Revel - Si trattava probabilmente di un’infrazione al codice della strada. Ma certi giornali francesi si sono fatti beffe di Giuliani, chiamato Giussolini a causa delle sue origini italiane, per aver sostenuto, quando era sindaco di New York, il concetto della tolleranza zero. Giuliani, al contrario di Mussolini, non ha mai praticato una politica di repressione brutale, ma ha cominciato a punire tutti i reati anche minimi, come il furto di biciclette, sostenendo che la delinquenza va soffocata nell’uovo. La Francia, dopo essersi rifiutata per venti anni di riconoscere che c’era un problema di insicurezza, quando finalmente acconsentì ad accorgersene, seguì a tutta prima la sinistra in una politica detta di prevenzione, che non riuscì a prevenire niente. Nel 2001 c’è stata la svolta brusca: un titolo di Le Monde diceva: «La sinistra non privilegia più le spiegazioni sociologiche della delinquenza». Jospin dichiarò che ogni infrazione delle regole deve trovare la giusta sanzione. Ciò non impedì al ministro della Giustizia, signora Lebranchu, di prendere le distanze da ogni assimilazione: «Il governo non vuole riprodurre il modello americano».

Mathieu -
In Italia i liberali sono stati lungamente paralizzati dal timore di apparire reazionari: è possibile che questo sia avvenuto anche in Francia?

Revel - Accade per lo meno in Inghilterra che i laburisti acquistino una mentalità più libera di quella dei liberali. Ne è un esempio la decisione di Blair di scendere in campo in Iraq accanto agli Stati Uniti. Con ciò però Tony Blair ha visto levarsi contro di lui numerosi deputati del suo partito e perfino qualche ministro del suo governo.

Mathieu -
Non c’è dubbio che i liberal americani siano più gauchistes di alcuni rappresentanti delle sinistre europee. Cercano di paralizzare gli avversari con il criterio del “politicamente corretto”.

Revel - Certe organizzazioni difendono quelli che chiamano “diritti dell’uomo” solo quando si tratta di scusare i peggiori avversari delle democrazie e di impedire alle democrazie di proteggersi. Sono le organizzazioni che si sono spesso mobilitate contro la carcerazione di assassini del movimento basco dell’Eta. Le stesse organizzazioni hanno reclamato l’applicazione della convenzione di Ginevra sui prigionieri di guerra a favore dei terroristi di Osama bin Laden internati a Guantanamo.

Mathieu -
Anche in Italia i liberali sono spesso antiliberisti e citano l’esempio di Benedetto Croce secondo cui il liberismo economico non è necessario al liberalismo politico. Può essere questa anche la radice di un indirizzo statalistico nei liberal americani?

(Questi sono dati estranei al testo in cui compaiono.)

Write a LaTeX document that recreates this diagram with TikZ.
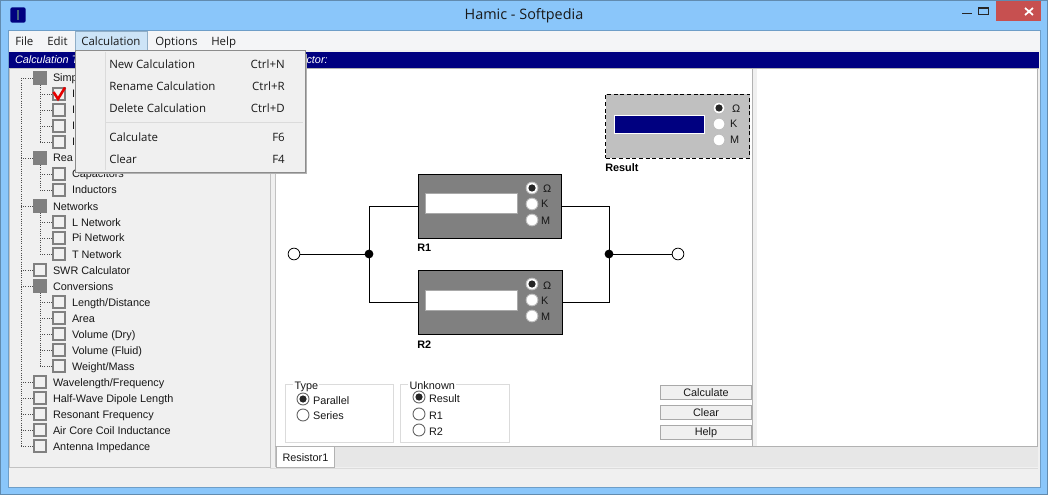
\documentclass[tikz,border=0pt]{standalone}
\usepackage{fontspec}
\setmainfont{Liberation Sans}
\newfontfamily\menufont{Open Sans}
\newcommand{\tw}{\fontsize{8.15pt}{10pt}\selectfont}
\newcommand{\mf}{\menufont\fontsize{8.6pt}{10pt}\selectfont}
\definecolor{chrome}{HTML}{8AC6FA}
\definecolor{panel}{HTML}{F0F0F0}
\definecolor{menubar}{HTML}{F4F5F7}
\definecolor{navyb}{HTML}{000080}
\definecolor{midgrey}{HTML}{808080}
\definecolor{lightg}{HTML}{C0C0C0}
\definecolor{edge}{HTML}{A9A9A9}
\definecolor{txt}{HTML}{181818}
\definecolor{closer}{HTML}{C75050}
\definecolor{hilite}{HTML}{CDE4F7}
\tikzset{
  lab/.style={anchor=base west,yshift=-3pt,inner sep=0pt,outer sep=0pt,text=txt,font=\tw},
  menutext/.style={anchor=base west,yshift=-3.2pt,inner sep=0pt,text=black!90,font=\mf},
  menukey/.style={anchor=base east,yshift=-3.2pt,inner sep=0pt,text=black!90,font=\mf},
  boldlab/.style={anchor=base west,yshift=-3pt,inner sep=0pt,text=black,font=\tw\bfseries},
  emptybox/.style={draw=midgrey,line width=1.5pt,fill=panel,minimum size=9.2pt,inner sep=0pt,outer sep=0.55pt},
  fullbox/.style={fill=midgrey,minimum size=10.2pt,inner sep=0pt,outer sep=0pt},
  treeline/.style={densely dotted,line width=0.7pt,draw=black!70},
  wire/.style={line width=0.7pt,draw=black},
  panelbox/.style={draw=black,line width=0.7pt,fill=midgrey,inner sep=0pt,outer sep=0pt},
  entry/.style={draw=edge,line width=0.75pt,fill=white,inner sep=0pt},
  dial/.style={circle,draw=black!25,line width=0.7pt,fill=white,minimum size=8.8pt,inner sep=0pt},
  dialblack/.style={circle,draw=black!60,line width=0.7pt,fill=white,minimum size=9pt,inner sep=0pt},
  dotin/.style={circle,fill=black!85,minimum size=5.4pt,inner sep=0pt},
  terminal/.style={circle,draw=black,line width=0.6pt,fill=white,minimum size=8.8pt,inner sep=0pt,outer sep=0pt},
  junction/.style={circle,fill=black,minimum size=6.6pt,inner sep=0pt,outer sep=0pt},
  groupbox/.style={draw=black!14,line width=0.75pt,fill=none,inner sep=0pt},
  legendlab/.style={anchor=base west,yshift=-3pt,inner sep=1pt,fill=white,text=txt,font=\tw},
  pushbtn/.style={draw=edge,line width=0.8pt,fill=panel,inner sep=0pt,text=txt,font=\tw,minimum width=68.6pt,minimum height=10.8pt},
}
\newcommand{\dialrow}[4]{% prefix, x, ytop, xlabel
  \node[dial] (#1a) at (#2,#3) {};
  \node[dotin] at (#1a) {};
  \node[dial] (#1b) at (#2,#3+16) {};
  \node[dial] (#1c) at (#2,#3+32) {};
  \node[lab] at (#4+2,#3+1) {Ω};
  \node[lab] at (#4,#3+16) {K};
  \node[lab] at (#4,#3+32) {M};
}
\begin{document}
\begin{tikzpicture}[x=0.75pt,y=-0.75pt]
\useasboundingbox (0,0) rectangle (1048,495);
% window chrome
\fill[chrome] (0,0) rectangle (1048,495);
\draw[draw=chrome!70!black,line width=0.75pt] (0.5,0.5) rectangle (1047.5,494.5);
\fill[panel] (8,31) rectangle (1040,487);
\draw[draw=chrome!80!black,line width=0.75pt] (8,31) rectangle (1040,487);
\fill[menubar] (8.5,31.5) rectangle (1039.5,50);
\fill[navyb] (9,52) rectangle (1039,68);
\fill[black!30] (9,68) rectangle (1039,69);
% app icon and title
\node[fill=navyb,rounded corners=1.5pt,minimum size=11.5pt,inner sep=0pt] (icon) at (18,15) {};
\fill[black!50!chrome] (17,10) rectangle (19,20);
\node[inner sep=0pt,text=black!90,font=\menufont\fontsize{10.8pt}{13pt}\selectfont] (title) at (524,16) {Hamic - Softpedia};
% window buttons
\fill[closer] (996,1) rectangle (1041,21);
\draw[white,line width=1.3pt] (1025,8) -- (1033,15) (1033,8) -- (1025,15);
\draw[black!85,line width=1.3pt] (972,13.5) -- (962,13.5);
\draw[black!85,line width=0.8pt] (978.5,8) rectangle (988.5,14.5);
\draw[black!85,line width=1.5pt] (978.5,8) -- (988.5,8);
% bar text
\node[lab,text=white,font=\tw\itshape] (barl) at (15,60) {Calculation T};
\node[lab,text=white,font=\tw\itshape] (barr) at (306.5,60) {ctor:};
% tree panel
\fill[panel] (9,69) rectangle (270,467);
\draw[draw=black!24,line width=0.75pt] (9.5,69) -- (9.5,467) -- (270,467) -- (270,69) -- cycle;
\draw[draw=black!24,line width=0.75pt] (275,69) -- (275,467);
% working area
\fill[white] (275.5,69) rectangle (1037,446);
\fill[panel] (752,69) rectangle (757,446);
\draw[draw=black!30,line width=0.75pt] (752.5,69) -- (752.5,446);
\draw[draw=black!30,line width=0.75pt] (1037.5,69) -- (1037.5,446);
% tab strip
\fill[panel!96!black] (275.5,446) rectangle (1038,467);
\draw[draw=black!30,line width=0.75pt] (275,446.5) -- (1038,446.5);
\draw[draw=black!14,line width=0.75pt] (270,468) -- (1038,468);
\node[draw=black!30,fill=white,line width=0.75pt,inner sep=0pt,minimum width=43.5pt,minimum height=15.8pt] (tab) at (305,457) {};
\node[lab] (tabl) at (282.5,457.5) {Resistor1};
% tree: top level
\coordinate (trunktop) at (21,78);
\foreach \y/\t in {270/SWR Calculator,382/Wavelength\slash Frequency,398/Half-Wave Dipole Length,414/Resonant Frequency,430/Air Core Coil Inductance,446/Antenna Impedance}{
  \node[emptybox] (b\y) at (40,\y) {};
  \node[lab] at (53,\y) {\t};
}
\foreach \y/\t in {78/Simp,158/Rea,206/Networks,286/Conversions}{
  \node[fullbox] (b\y) at (40,\y) {};
  \node[lab] at (53,\y) {\t};
}
\foreach \y/\t in {94/I,110/I,126/I,142/I,174/Capacitors,190/Inductors,222/L Network,238/Pi Network,254/T Network,302/Length\slash Distance,318/Area,334/Volume (Dry),350/Volume (Fluid),366/Weight\slash Mass}{
  \node[emptybox] (c\y) at (59,\y) {};
  \node[lab] at (72,\y) {\t};
  \draw[treeline] (c\y.west) -- ++(-13,0);
}
\foreach \y in {78,158,206,270,286,382,398,414,430,446}{
  \draw[treeline] (b\y.west) -- (b\y.west -| trunktop);
}
\draw[treeline] (trunktop) -- (b446.west -| trunktop);
\draw[treeline] (b78.south) -- (c142.west -| b78.south);
\draw[treeline] (b158.south) -- (c190.west -| b158.south);
\draw[treeline] (b206.south) -- (c254.west -| b206.south);
\draw[treeline] (b286.south) -- (c366.west -| b286.south);
% red check
\draw[red!90!black,line width=1.9pt,line join=miter] (53.5,92) -- (58,99) -- (65,87.5);
% circuit
\node[panelbox,minimum width=107.25pt,minimum height=48pt] (R1) at (489.5,206) {};
\node[panelbox,minimum width=108pt,minimum height=48pt] (R2) at (490,302) {};
\node[terminal] (inp) at (294,254) {};
\node[terminal] (outp) at (678,254) {};
\node[junction] (j1) at (369,254) {};
\node[junction] (j2) at (609,254) {};
\draw[wire] (inp) -- (j1);
\draw[wire] (j2) -- (outp);
\draw[wire] (j1) |- (R1.west);
\draw[wire] (j1) |- (R2.west);
\draw[wire] (R1.east) -| (j2);
\draw[wire] (R2.east) -| (j2);
\node[entry,minimum width=69pt,minimum height=15pt] (e1) at (471,204) {};
\node[entry,minimum width=69pt,minimum height=15pt] (e2) at (471,300) {};
\dialrow{ra}{532}{188}{541}
\dialrow{rb}{532}{284}{541}
\node[boldlab] (r1l) at (417,247) {R1};
\node[boldlab] (r2l) at (417,344) {R2};
% result box
\node[draw=black,densely dashed,line width=0.7pt,fill=lightg,inner sep=0pt,minimum width=108pt,minimum height=48pt] (res) at (677.5,126) {};
\node[draw=white,line width=0.75pt,fill=navyb,inner sep=0pt,minimum width=67.5pt,minimum height=14pt] (rese) at (659.5,124.5) {};
\dialrow{rc}{719}{108}{730}
\node[boldlab] (resl) at (605,168) {Result};
% groups
\node[groupbox,minimum width=81.5pt,minimum height=43.5pt] (gt) at (339.5,413) {};
\node[legendlab] at (293,385) {Type};
\node[dialblack] (t1) at (303,399) {};
\node[dotin] at (t1) {};
\node[dialblack] (t2) at (303,415) {};
\node[lab] at (313,400) {Parallel};
\node[lab] at (313,415) {Series};
\node[groupbox,minimum width=81.5pt,minimum height=43.5pt] (gu) at (455,413) {};
\node[legendlab] at (408,385) {Unknown};
\node[dialblack] (u1) at (419,397) {};
\node[dotin] at (u1) {};
\node[dialblack] (u2) at (419,414) {};
\node[dialblack] (u3) at (419,430) {};
\node[lab] at (429,398) {Result};
\node[lab] at (429,415) {R1};
\node[lab] at (429,431) {R2};
% buttons
\node[pushbtn] (bc) at (706,392.5) {Calculate};
\node[pushbtn] (bl) at (706,412.5) {Clear};
\node[pushbtn] (bh) at (706,432.5) {Help};
% menu bar
\node[fill=hilite,draw=chrome!70!black!70,line width=0.6pt,minimum width=54pt,minimum height=14.2pt,inner sep=0pt] (calc) at (111,40.5) {};
\node[menutext] (mfile) at (15,41) {File};
\node[menutext] (medit) at (47,41) {Edit};
\node[menutext] (mcalc) at (81,41) {Calculation};
\node[menutext] (mopt) at (155,41) {Options};
\node[menutext] (mhelp) at (211,41) {Help};
% dropdown
\fill[black!30] (78,54) rectangle (307,174);
\node[draw=black!45,line width=0.75pt,fill=panel,inner sep=0pt,minimum width=172.5pt,minimum height=91.5pt] (drop) at (190,112) {};
\draw[draw=black!14,line width=0.75pt] (105,52) -- (105,170);
\draw[draw=black!14,line width=0.75pt] (105,122.5) -- (303,122.5);
\node[menutext] (m1) at (109,64) {New Calculation};
\node[menukey] (k1) at (285,64) {Ctrl+N};
\node[menutext] (m2) at (109,86) {Rename Calculation};
\node[menukey] (k2) at (285,86) {Ctrl+R};
\node[menutext] (m3) at (109,108) {Delete Calculation};
\node[menukey] (k3) at (285,108) {Ctrl+D};
\node[menutext] (m4) at (109,137) {Calculate};
\node[menukey] (k4) at (285,137) {F6};
\node[menutext] (m5) at (109,159) {Clear};
\node[menukey] (k5) at (285,159) {F4};
\end{tikzpicture}
\end{document}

Revel - Gli europei tendono a pensare che dietro le lobbies ci sia sempre il grande capitale. Samuelson ha mostrato che le lobbies americane più potenti non sono quelle delle grandi imprese: sono ad esempio quelle dei pensionati o degli agricoltori. Gli avversari del liberismo fanno assegnamento sul denaro dello Stato. In realtà il solo denaro pubblico possibile è quello che lo Stato preleva mediante le imposte sul reddito privato. Si tratta di vedere se contribuiscano meglio i privati decidendo come destinare i loro soldi o lo Stato che destina il frutto delle imposte su indicazione di una minoranza di decisori politici e amministrativi.

Mathieu -
Per concludere, una domanda molto attuale sul conflitto che è in corso contro il fondamentalismo islamico: secondo Lei esiste un parallelo tra l’islamismo radicale e alcune forme di totalitarismo del Ventesimo secolo?

Revel - Le differenze sono più grandi delle analogie. Il cambiamento è avvenuto nell’ultimo terzo del Ventesimo secolo, quando i politici e i mezzi di comunicazione francesi si sono messi a parlare di “comunità” ebraica, musulmana o protestante, mentre prima c’erano solo cittadini o residenti di confessione o di tradizione ebraica, musulmana o protestante. Tra le pretese comunità, la più favorita dai poteri pubblici è la musulmana. Ma questo culto che la Repubblica rende all’“eccezione culturale” musulmana non serve all’integrazione; al contrario, suscita odio. Questo comunitarismo dell’odio richiama nel nome il comunismo ma è in gran parte conseguenza dell’ideologia che con il pretesto dell’eguaglianza culturale rifiuta ai magrebini l’accesso alla cultura francese.